Towards the rational design of polymers using molecular simulation: Predicting the effect of cure schedule on thermo-mechanical properties for a cycloaliphatic amine-cured epoxy resin

We report prediction of selected physical properties (e.g. glass transition temperature, moduli and thermal degradation temperature) using molecular dynamics simulations for a difunctional epoxy monomer (the diglycidyl ether of bisphenol A) when cured with p-3,3′-dimethylcyclohexylamine to form a dielectric polymer suitable for microelectronic applications. Plots of density versus temperature show decreases in density within the same temperature range as experimental values for the thermal degradation and other thermal events determined using e.g. dynamic mechanical thermal analysis. Empirical characterisation data for a commercial example of the same polymer are presented to validate the network constructed.
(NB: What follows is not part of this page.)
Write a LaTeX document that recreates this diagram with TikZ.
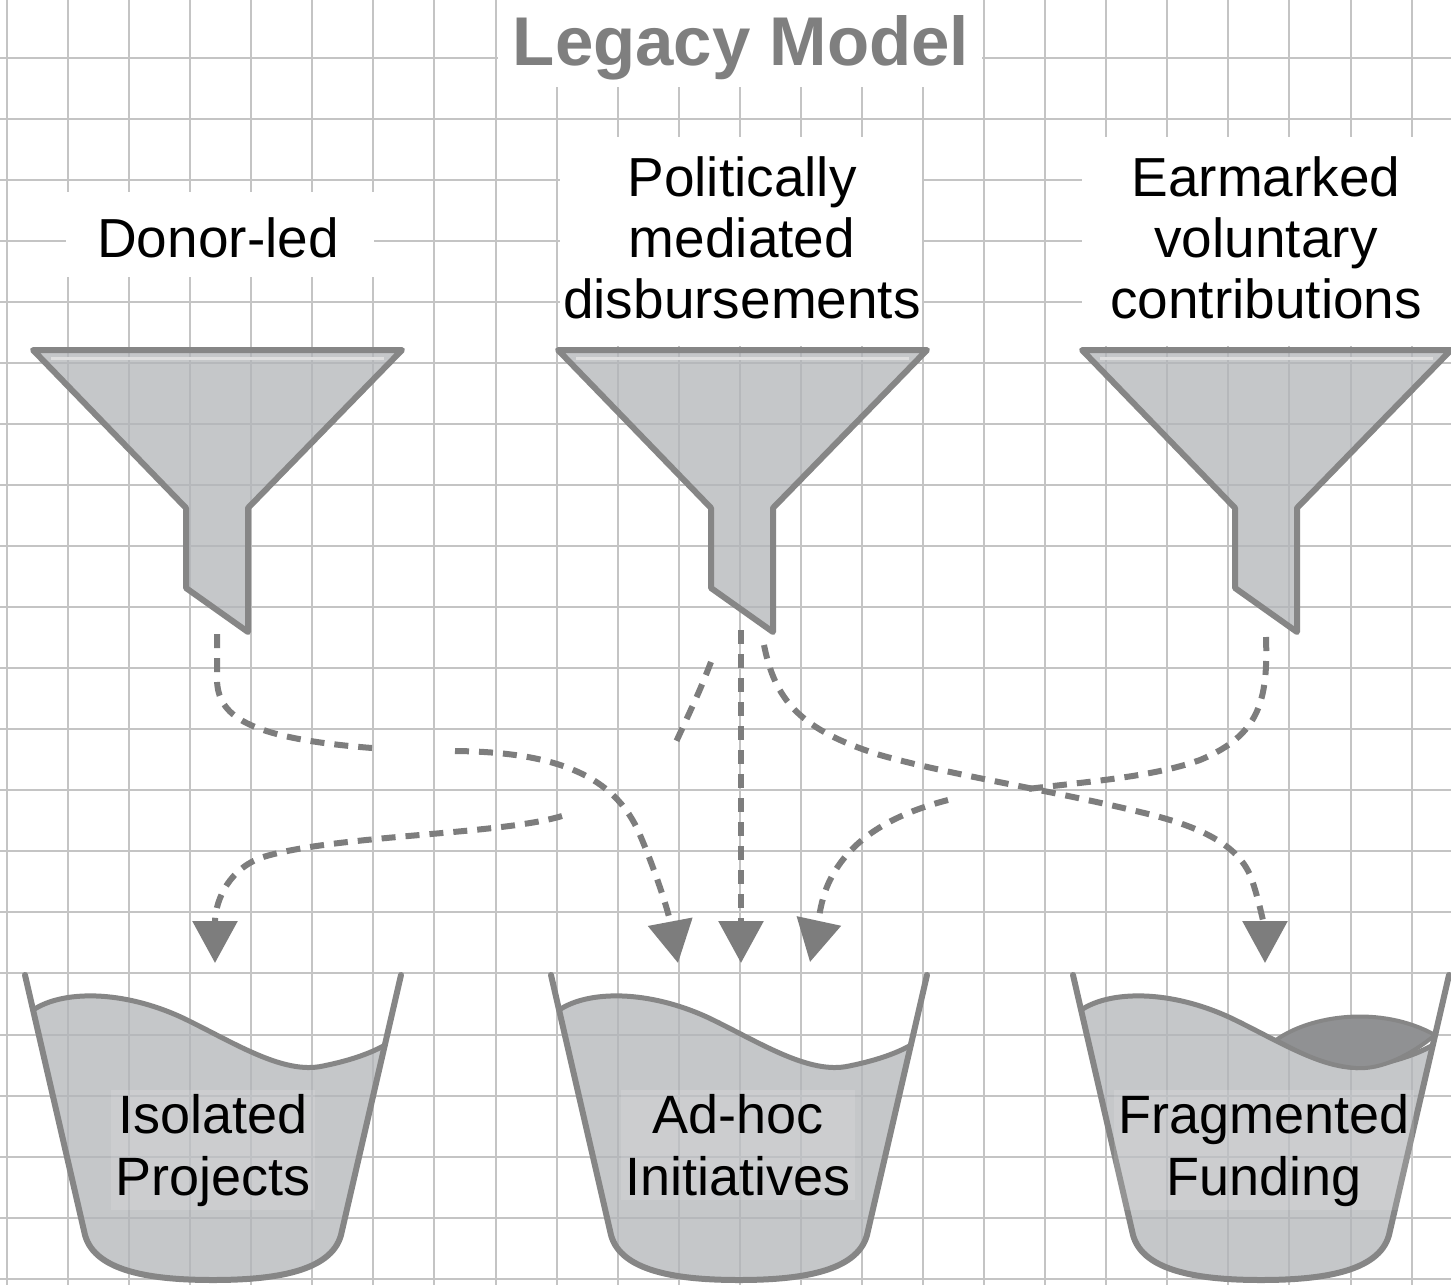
\documentclass[tikz,border=0pt]{standalone}
\usepackage{fontspec}
\setmainfont{Liberation Sans}
\usetikzlibrary{arrows.meta}
\definecolor{gridc}{HTML}{C4C4C4}
\definecolor{strokec}{HTML}{868686}
\definecolor{fillc}{HTML}{B2B5B8}
\definecolor{darkc}{HTML}{909193}
\definecolor{flowc}{HTML}{7D7D7D}
\definecolor{titlec}{HTML}{7F7F7F}
\begin{document}
\begin{tikzpicture}[x=1pt,y=-1pt,
  gridline/.style={gridc, line width=2pt},
  blank/.style={fill=white, draw=none},
  toplabel/.style={font=\fontsize{55}{61}\selectfont, align=center, anchor=base, inner sep=0pt, text=black},
  bucketlabel/.style={font=\fontsize{54}{62}\selectfont, align=center, anchor=base, inner sep=4pt, fill=white, fill opacity=0.12, text opacity=1, text=black},
  flow/.style={flowc, line width=6pt, dash pattern=on 14pt off 10pt},
  flowtip/.style={flow, -{Triangle[width=44pt,length=42pt]}},
  vessel/.style={draw=strokec, fill=fillc, fill opacity=0.75, line width=6pt, line join=round},
  wall/.style={strokec, line width=6pt, line cap=round, line join=round},
  surface/.style={strokec, line width=5pt, line cap=round},
  lens/.style={draw=strokec, fill=darkc, line width=4pt},
  pics/funnel/.style={code={
    \draw[vessel] (-184,350) -- (185,350) -- (31,508) -- (31,632) -- (-31,588) -- (-31,508) -- cycle;
    \draw[line width=3pt, white!75!gray] (-166,358) -- (167,358);
  }},
  pics/bucket/.style={code={
    \fill[fillc, fill opacity=0.75] (-180,1010) .. controls (-150,990) and (-90,990) .. (-30,1018)
      .. controls (20,1042) and (70,1075) .. (110,1066) .. controls (140,1060) and (160,1052) .. (172,1045)
      -- (128,1235) .. controls (118,1272) and (60,1280) .. (0,1280)
      .. controls (-60,1280) and (-118,1272) .. (-128,1235) -- cycle;
    \draw[surface] (-180,1010) .. controls (-150,990) and (-90,990) .. (-30,1018)
      .. controls (20,1042) and (70,1075) .. (110,1066) .. controls (140,1060) and (160,1052) .. (172,1045);
    \draw[wall] (-188,975) -- (-128,1235) .. controls (-118,1272) and (-60,1280) .. (0,1280)
      .. controls (60,1280) and (118,1272) .. (128,1235) -- (188,975);
  }}]
\useasboundingbox (0,0) rectangle (1451,1285);
\fill[white] (0,0) rectangle (1451,1285);
% grid
\foreach \i in {0,...,23} \draw[gridline] ({7+61.07*\i},0) -- ({7+61.07*\i},1285);
\foreach \j in {0,...,20} \draw[gridline] (0,{57.7+61.05*\j}) -- (1451,{57.7+61.05*\j});
% white label backgrounds
\fill[blank] (498,0) rectangle (982,87);
\fill[blank] (66,192) rectangle (374,277);
\fill[blank] (560,137) rectangle (922,346);
\fill[blank] (1082,137) rectangle (1451,346);
% title and labels
\node[font=\bfseries\fontsize{69}{80}\selectfont, text=titlec, anchor=base, inner sep=0pt] (title) at (741,65) {Legacy Model};
\node[toplabel] (l1) at (218,257) {Donor-led};
\node[toplabel] (l2) at (742,318) {Politically\\mediated\\disbursements};
\node[toplabel] (l3) at (1266,318) {Earmarked\\voluntary\\contributions};
% funnels
\pic (f1) at (217,0) {funnel};
\pic (f2) at (742,0) {funnel};
\pic (f3) at (1266,0) {funnel};
% buckets
\pic (k1) at (213,0) {bucket};
\pic (k2) at (739,0) {bucket};
\pic (k3) at (1261,0) {bucket};
\begin{scope}[shift={(1261,0)}]
\draw[lens] (15,1040) .. controls (50,1015) and (120,1005) .. (174,1035)
  .. controls (150,1055) and (120,1070) .. (95,1068) .. controls (60,1065) and (35,1050) .. (15,1040) -- cycle;
\end{scope}
\node[bucketlabel] (t1) at (213,1195) {Isolated\\Projects};
\node[bucketlabel] (t2) at (738,1195) {Ad-hoc\\Initiatives};
\node[bucketlabel] (t3) at (1264,1195) {Fragmented\\Funding};
% connector end points
\coordinate (f1out) at (217,634);
\coordinate (f2left) at (711,662);
\coordinate (f2mid) at (741,630);
\coordinate (f2right) at (764,645);
\coordinate (f3out) at (1266,637);
\coordinate (b1in) at (215,963);
\coordinate (b2l) at (678,963);
\coordinate (b2m) at (741,963);
\coordinate (b2r) at (810,962);
\coordinate (b3in) at (1265,963);
\coordinate (g1a) at (372,748);
\coordinate (g1b) at (455,751);
\coordinate (g2a) at (676,742);
\coordinate (g2b) at (562,816);
\coordinate (g5a) at (1020,790);
\coordinate (g5b) at (948,800);
% connectors
\draw[flow] (f1out) -- (217,680) .. controls (218,715) and (245,738) .. (g1a);
\draw[flowtip] (g1b) .. controls (555,752) and (615,775) .. (640,835) .. controls (655,870) and (668,910) .. (b2l);
\draw[flow] (f2left) .. controls (700,690) .. (g2a);
\draw[flowtip] (g2b) .. controls (500,835) and (330,835) .. (260,858) .. controls (225,872) and (215,905) .. (b1in);
\draw[flowtip] (f2mid) -- (b2m);
\draw[flowtip] (f2right) .. controls (775,700) and (800,730) .. (880,755) .. controls (950,775) and (1050,790) .. (1140,812)
  .. controls (1200,826) and (1240,845) .. (1252,880) .. controls (1262,910) and (1265,935) .. (b3in);
\draw[flow] (f3out) .. controls (1268,700) and (1260,735) .. (1200,760) .. controls (1150,778) and (1080,782) .. (g5a);
\draw[flowtip] (g5b) .. controls (890,815) and (850,840) .. (830,880) .. controls (820,900) and (818,925) .. (b2r);
\end{tikzpicture}
\end{document}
Extremely close agreement with empirical data is obtained: the simulated value for the glass transition temperature for the 60 °C cured epoxy resin (simulated conversion α = 0.70; experimentally determined α = 0.67 using Raman spectroscopy) is ca. 70-85 °C, in line with the experimental temperature range of 60-105 °C (peak maximum 85 °C). The simulation is also able to mimic the change in processing temperature: the simulated value for the glass transition temperature for the 130 °C cured epoxy resin (simulated α = 0.81; experimentally determined α = 0.73 using Raman and α = 0.85 using DSC) is ca. 105-130 °C, in line with the experimental temperature range of 110-155 °C (peak maximum 128 °C). This offers the possibility of optimising the processing parameters in silico to achieve the best final properties, reducing labour- and material-intensive empirical testing.